EV charging is so bleak in the US that 46% of owners are considering going back to gas-powered cars
Issues with charging has nearly half of electric-vehicle owners in the US considering going back to fossil fuels — the latest bad sign for the EV transition.
A recent consumer study conducted by McKinsey found that 46% of US EV owners surveyed were likely to switch back to a gas-powered vehicle, compared to a global average of 29% of EV owners who said they would likely switch back to an internal-combustion engine.
Respondents said the top reason for ditching their EVs was a lack of charging infrastructure. Other charging issues high on the list included a lack of charging at home and the impact of long-distance driving.

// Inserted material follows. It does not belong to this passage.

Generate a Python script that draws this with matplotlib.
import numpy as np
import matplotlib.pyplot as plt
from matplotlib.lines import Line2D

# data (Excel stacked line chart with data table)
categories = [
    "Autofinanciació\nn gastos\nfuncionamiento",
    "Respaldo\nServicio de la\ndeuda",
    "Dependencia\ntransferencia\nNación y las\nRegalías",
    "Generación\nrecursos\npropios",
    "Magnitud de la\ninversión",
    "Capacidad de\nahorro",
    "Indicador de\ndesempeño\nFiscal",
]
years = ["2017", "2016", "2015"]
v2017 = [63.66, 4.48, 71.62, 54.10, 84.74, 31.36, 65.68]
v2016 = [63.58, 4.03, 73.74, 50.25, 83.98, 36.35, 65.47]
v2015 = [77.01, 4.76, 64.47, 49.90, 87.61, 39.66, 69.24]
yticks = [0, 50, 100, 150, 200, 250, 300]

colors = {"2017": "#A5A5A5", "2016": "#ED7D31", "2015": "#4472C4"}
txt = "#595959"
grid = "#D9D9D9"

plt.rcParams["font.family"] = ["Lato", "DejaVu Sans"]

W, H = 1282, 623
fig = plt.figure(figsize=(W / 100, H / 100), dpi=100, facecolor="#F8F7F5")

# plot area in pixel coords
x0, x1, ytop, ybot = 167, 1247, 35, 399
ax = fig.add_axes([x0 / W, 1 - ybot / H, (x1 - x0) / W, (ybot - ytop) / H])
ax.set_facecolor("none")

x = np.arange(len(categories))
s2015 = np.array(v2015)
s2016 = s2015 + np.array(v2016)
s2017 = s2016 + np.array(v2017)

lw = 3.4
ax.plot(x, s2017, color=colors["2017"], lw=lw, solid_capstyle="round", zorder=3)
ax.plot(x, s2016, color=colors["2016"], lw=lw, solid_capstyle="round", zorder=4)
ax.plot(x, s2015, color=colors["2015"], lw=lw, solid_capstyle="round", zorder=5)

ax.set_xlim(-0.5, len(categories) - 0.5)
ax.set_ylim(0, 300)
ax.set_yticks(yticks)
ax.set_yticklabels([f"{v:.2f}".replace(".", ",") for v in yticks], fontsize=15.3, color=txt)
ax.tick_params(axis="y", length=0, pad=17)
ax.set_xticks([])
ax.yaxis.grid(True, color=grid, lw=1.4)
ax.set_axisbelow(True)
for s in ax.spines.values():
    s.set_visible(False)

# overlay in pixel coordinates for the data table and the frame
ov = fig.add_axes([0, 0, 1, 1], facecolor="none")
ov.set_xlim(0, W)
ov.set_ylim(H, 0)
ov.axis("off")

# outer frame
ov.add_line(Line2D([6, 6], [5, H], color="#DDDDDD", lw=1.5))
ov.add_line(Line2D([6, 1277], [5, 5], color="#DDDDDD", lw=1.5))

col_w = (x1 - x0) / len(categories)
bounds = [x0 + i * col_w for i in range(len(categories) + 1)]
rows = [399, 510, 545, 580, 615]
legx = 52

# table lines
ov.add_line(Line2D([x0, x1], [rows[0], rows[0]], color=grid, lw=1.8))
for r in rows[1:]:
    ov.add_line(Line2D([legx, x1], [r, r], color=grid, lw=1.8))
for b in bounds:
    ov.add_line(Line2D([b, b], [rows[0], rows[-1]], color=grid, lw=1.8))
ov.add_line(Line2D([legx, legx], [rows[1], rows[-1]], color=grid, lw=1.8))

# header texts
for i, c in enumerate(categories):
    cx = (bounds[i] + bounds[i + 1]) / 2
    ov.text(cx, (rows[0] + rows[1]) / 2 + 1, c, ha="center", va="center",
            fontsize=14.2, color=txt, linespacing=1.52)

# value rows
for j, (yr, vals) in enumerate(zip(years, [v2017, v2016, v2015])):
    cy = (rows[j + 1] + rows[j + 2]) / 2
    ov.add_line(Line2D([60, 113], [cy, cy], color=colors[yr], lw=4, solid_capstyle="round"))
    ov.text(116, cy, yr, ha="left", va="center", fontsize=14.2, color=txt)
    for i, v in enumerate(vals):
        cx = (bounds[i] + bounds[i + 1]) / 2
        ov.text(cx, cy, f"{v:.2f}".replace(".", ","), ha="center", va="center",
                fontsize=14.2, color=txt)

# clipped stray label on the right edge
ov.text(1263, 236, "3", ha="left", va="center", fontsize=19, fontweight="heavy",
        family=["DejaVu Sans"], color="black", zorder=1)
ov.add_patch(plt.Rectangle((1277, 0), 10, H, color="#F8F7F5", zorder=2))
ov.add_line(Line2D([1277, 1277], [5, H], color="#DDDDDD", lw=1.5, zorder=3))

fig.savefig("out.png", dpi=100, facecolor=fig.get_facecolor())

Range anxiety and access to charging infrastructure have long been considered big barriers to electric-vehicle adoption, but the revelation that these same issues may drive current battery-powered car owners back into gas-powered cars is a new blow for the already rocky EV transition.

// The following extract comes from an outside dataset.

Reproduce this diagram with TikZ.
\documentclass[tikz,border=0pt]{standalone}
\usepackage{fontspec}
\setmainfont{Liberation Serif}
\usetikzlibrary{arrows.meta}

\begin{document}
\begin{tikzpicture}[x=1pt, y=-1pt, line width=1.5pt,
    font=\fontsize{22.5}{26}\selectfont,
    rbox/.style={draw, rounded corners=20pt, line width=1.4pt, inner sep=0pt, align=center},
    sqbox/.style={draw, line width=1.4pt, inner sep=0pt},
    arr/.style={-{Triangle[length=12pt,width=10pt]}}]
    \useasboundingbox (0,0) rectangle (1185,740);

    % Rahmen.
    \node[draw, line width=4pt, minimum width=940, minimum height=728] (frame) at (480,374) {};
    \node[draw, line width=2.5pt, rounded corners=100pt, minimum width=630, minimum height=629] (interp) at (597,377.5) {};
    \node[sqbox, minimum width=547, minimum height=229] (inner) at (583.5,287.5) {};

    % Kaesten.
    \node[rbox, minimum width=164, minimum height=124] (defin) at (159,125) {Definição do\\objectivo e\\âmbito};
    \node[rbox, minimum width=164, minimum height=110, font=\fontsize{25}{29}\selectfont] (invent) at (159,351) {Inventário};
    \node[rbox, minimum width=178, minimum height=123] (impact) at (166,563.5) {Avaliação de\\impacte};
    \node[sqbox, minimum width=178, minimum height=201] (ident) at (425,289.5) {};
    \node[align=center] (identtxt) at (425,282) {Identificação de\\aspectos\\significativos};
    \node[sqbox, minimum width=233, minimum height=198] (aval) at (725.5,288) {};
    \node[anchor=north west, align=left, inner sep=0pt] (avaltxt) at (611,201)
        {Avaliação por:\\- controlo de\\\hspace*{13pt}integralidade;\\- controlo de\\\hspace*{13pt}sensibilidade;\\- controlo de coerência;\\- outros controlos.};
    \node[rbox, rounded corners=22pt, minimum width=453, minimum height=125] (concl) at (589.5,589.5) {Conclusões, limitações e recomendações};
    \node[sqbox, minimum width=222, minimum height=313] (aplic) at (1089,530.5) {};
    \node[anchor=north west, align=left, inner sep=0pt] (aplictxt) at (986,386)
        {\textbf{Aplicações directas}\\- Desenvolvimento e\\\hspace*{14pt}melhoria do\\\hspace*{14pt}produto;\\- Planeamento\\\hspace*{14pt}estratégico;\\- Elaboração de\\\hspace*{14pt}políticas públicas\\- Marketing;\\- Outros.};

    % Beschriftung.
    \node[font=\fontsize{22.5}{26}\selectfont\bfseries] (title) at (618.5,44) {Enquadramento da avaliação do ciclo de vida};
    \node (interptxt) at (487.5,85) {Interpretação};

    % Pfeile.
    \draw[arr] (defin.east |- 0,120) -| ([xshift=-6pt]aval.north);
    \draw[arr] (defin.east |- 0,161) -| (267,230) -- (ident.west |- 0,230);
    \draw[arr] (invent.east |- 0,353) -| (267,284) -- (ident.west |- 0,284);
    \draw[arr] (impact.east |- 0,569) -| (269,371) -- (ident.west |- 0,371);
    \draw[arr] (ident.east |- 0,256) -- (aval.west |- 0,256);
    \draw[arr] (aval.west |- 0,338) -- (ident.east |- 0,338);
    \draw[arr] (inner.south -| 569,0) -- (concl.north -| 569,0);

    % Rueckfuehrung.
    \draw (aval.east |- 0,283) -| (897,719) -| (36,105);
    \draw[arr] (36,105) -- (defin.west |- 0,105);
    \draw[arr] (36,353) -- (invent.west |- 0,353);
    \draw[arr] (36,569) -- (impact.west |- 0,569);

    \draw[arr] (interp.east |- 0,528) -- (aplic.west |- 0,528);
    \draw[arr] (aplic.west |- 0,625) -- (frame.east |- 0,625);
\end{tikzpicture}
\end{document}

While there are plenty of shoppers interested in an electric vehicle, the options on sale are often too big, too expensive, or not practical enough to replace a gas-powered car.
Car companies are already scrambling to adjust to a sudden change in the electric-vehicle market to draw more new customers. The slowdown in EV sales growth has rocked everyone from Ford to Tesla, denting sales and forcing executives to rethink their long-term plans for electric vehicles.

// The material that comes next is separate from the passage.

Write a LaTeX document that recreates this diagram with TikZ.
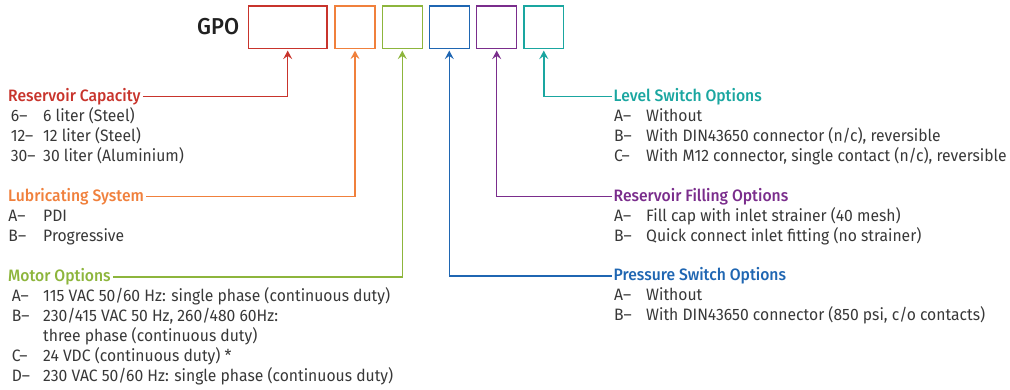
\documentclass[tikz,border=0pt]{standalone}
\usepackage{fontspec}
\setmainfont{Fira Sans}[FakeStretch=0.95]
\newfontfamily\headfont{Fira Sans}[FakeStretch=0.95,UprightFont=* Medium,BoldFont=* SemiBold]
\usetikzlibrary{arrows.meta}
\definecolor{cred}{HTML}{C8342C}
\definecolor{corange}{HTML}{F0803C}
\definecolor{cgreen}{HTML}{8DB53C}
\definecolor{cblue}{HTML}{1F66B2}
\definecolor{cpurple}{HTML}{7A2D8C}
\definecolor{cteal}{HTML}{1AA6A0}
\definecolor{ctext}{HTML}{383838}
\begin{document}
\begin{tikzpicture}[x=1pt,y=-1pt,
  codebox/.style={draw=#1,line width=1.5pt,minimum height=42.3pt,inner sep=0pt},
  head/.style={text=#1,anchor=base west,inner sep=0pt,font=\fontsize{16.5}{20}\headfont},
  item/.style={text=ctext,anchor=base west,inner sep=0pt,font=\fontsize{16.5}{20}\selectfont},
  conn/.style={draw=#1,line width=1.4pt,shorten >=1.5pt,-{Stealth[length=8.5pt,width=9pt,inset=3.2pt]}}]
\useasboundingbox (0,0) rectangle (1010,389);
% title and boxes
\node[anchor=base west,inner sep=0pt,text=black!87,font=\fontsize{23}{23}\headfont] (gpo) at (197,34.5) {GPO};
\node[codebox=cred,minimum width=78.7pt] (b1) at (287.7,27.2) {};
\node[codebox=corange,minimum width=40pt] (b2) at (355,27.2) {};
\node[codebox=cgreen,minimum width=40pt] (b3) at (402.3,27.2) {};
\node[codebox=cblue,minimum width=40pt] (b4) at (449.3,27.2) {};
\node[codebox=cpurple,minimum width=40pt] (b5) at (496.7,27.2) {};
\node[codebox=cteal,minimum width=39.7pt] (b6) at (543.8,27.2) {};
% left column
\node[head=cred] (h1) at (8,101) {Reservoir Capacity};
\node[item] (h1a) at (10.7,121) {6–};   \node[item] (h1at) at (43,121) {6 liter (Steel)};
\node[item] (h1b) at (10.7,141) {12–};  \node[item] (h1bt) at (43,141) {12 liter (Steel)};
\node[item] (h1c) at (10.7,161) {30–};  \node[item] (h1ct) at (43,161) {30 liter (Aluminium)};
\node[head=corange] (h2) at (8,201) {Lubricating System};
\node[item] (h2a) at (8.3,221) {A–};   \node[item] (h2at) at (43,221) {PDI};
\node[item] (h2b) at (8.3,241) {B–};   \node[item] (h2bt) at (43,241) {Progressive};
\node[head=cgreen] (h3) at (8,281.5) {Motor Options};
\node[item] (h3a) at (11.7,301.5) {A–}; \node[item] (h3at) at (43,301.5) {115 VAC 50/60 Hz: single phase (continuous duty)};
\node[item] (h3b) at (11.7,321.5) {B–}; \node[item] (h3bt) at (43,321.5) {230/415 VAC 50 Hz, 260/480 60Hz:};
\node[item] (h3bu) at (43,341.5) {three phase (continuous duty)};
\node[item] (h3c) at (11.7,361.5) {C–}; \node[item] (h3ct) at (43,361.5) {24 VDC (continuous duty) *};
\node[item] (h3d) at (11.7,381.5) {D–}; \node[item] (h3dt) at (43,381.5) {230 VAC 50/60 Hz: single phase (continuous duty)};
% right column
\node[head=cteal] (h6) at (613.5,101) {Level Switch Options};
\node[item] (h6a) at (614,121) {A–}; \node[item] (h6at) at (646,121) {Without};
\node[item] (h6b) at (614,141) {B–}; \node[item] (h6bt) at (646,141) {With DIN43650 connector (n/c), reversible};
\node[item] (h6c) at (614,161) {C–}; \node[item] (h6ct) at (646,161) {With M12 connector, single contact (n/c), reversible};
\node[head=cpurple] (h5) at (613.5,201) {Reservoir Filling Options};
\node[item] (h5a) at (614,221) {A–}; \node[item] (h5at) at (646,221) {Fill cap with inlet strainer (40 mesh)};
\node[item] (h5b) at (614,241) {B–}; \node[item] (h5bt) at (646,241) {Quick connect inlet fitting (no strainer)};
\node[head=cblue] (h4) at (613.5,280.5) {Pressure Switch Options};
\node[item] (h4a) at (614,300.5) {A–}; \node[item] (h4at) at (646,300.5) {Without};
\node[item] (h4b) at (614,320.5) {B–}; \node[item] (h4bt) at (646,320.5) {With DIN43650 connector (850 psi, c/o contacts)};
% connectors
\draw[conn=cred] ([shift={(2,-4.5)}]h1.base east) -| (b1.south);
\draw[conn=corange] ([shift={(2,-4.5)}]h2.base east) -| (b2.south);
\draw[conn=cgreen] ([shift={(2,-4.5)}]h3.base east) -| (b3.south);
\draw[conn=cblue] ([shift={(-2,-4.5)}]h4.base west) -| (b4.south);
\draw[conn=cpurple] ([shift={(-2,-4.5)}]h5.base west) -| (b5.south);
\draw[conn=cteal] ([shift={(-2,-4.5)}]h6.base west) -| (b6.south);
\end{tikzpicture}
\end{document}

While the industry has made great strides in electric-vehicle range and battery charging times, huge infrastructure holes make certain areas nearly impossible to navigate without a gas-powered engine.
McKinsey’s study found this issue to be particularly acute in the US, which had the second-highest rate of respondents who said they were considering ditching their EV. (Australia was in first place, with 49% of respondents saying they were likely to switch back.)
America’s high placement shouldn’t come as too much of a surprise. Charging infrastructure in the US has long been a hot-potato issue, which has held back efforts to build more chargers.
Though a push from the automotive industry to fund charging infrastructure has led to a boom in public charging stations in the last two years, these have largely been money-losing ventures.
The Biden administration has set aside $7.5 billion for charging infrastructure and has said it would add 500,000 EV charging stations by 2030. But that effort has played out slowly so far, with only a handful of stations going live since the funding was approved two years ago.
Addressing charging infrastructure is already high on the industry’s list of priorities when it comes to removing barriers to adoption, but the fact that it might also drive existing EV owners away only amplifies the issue.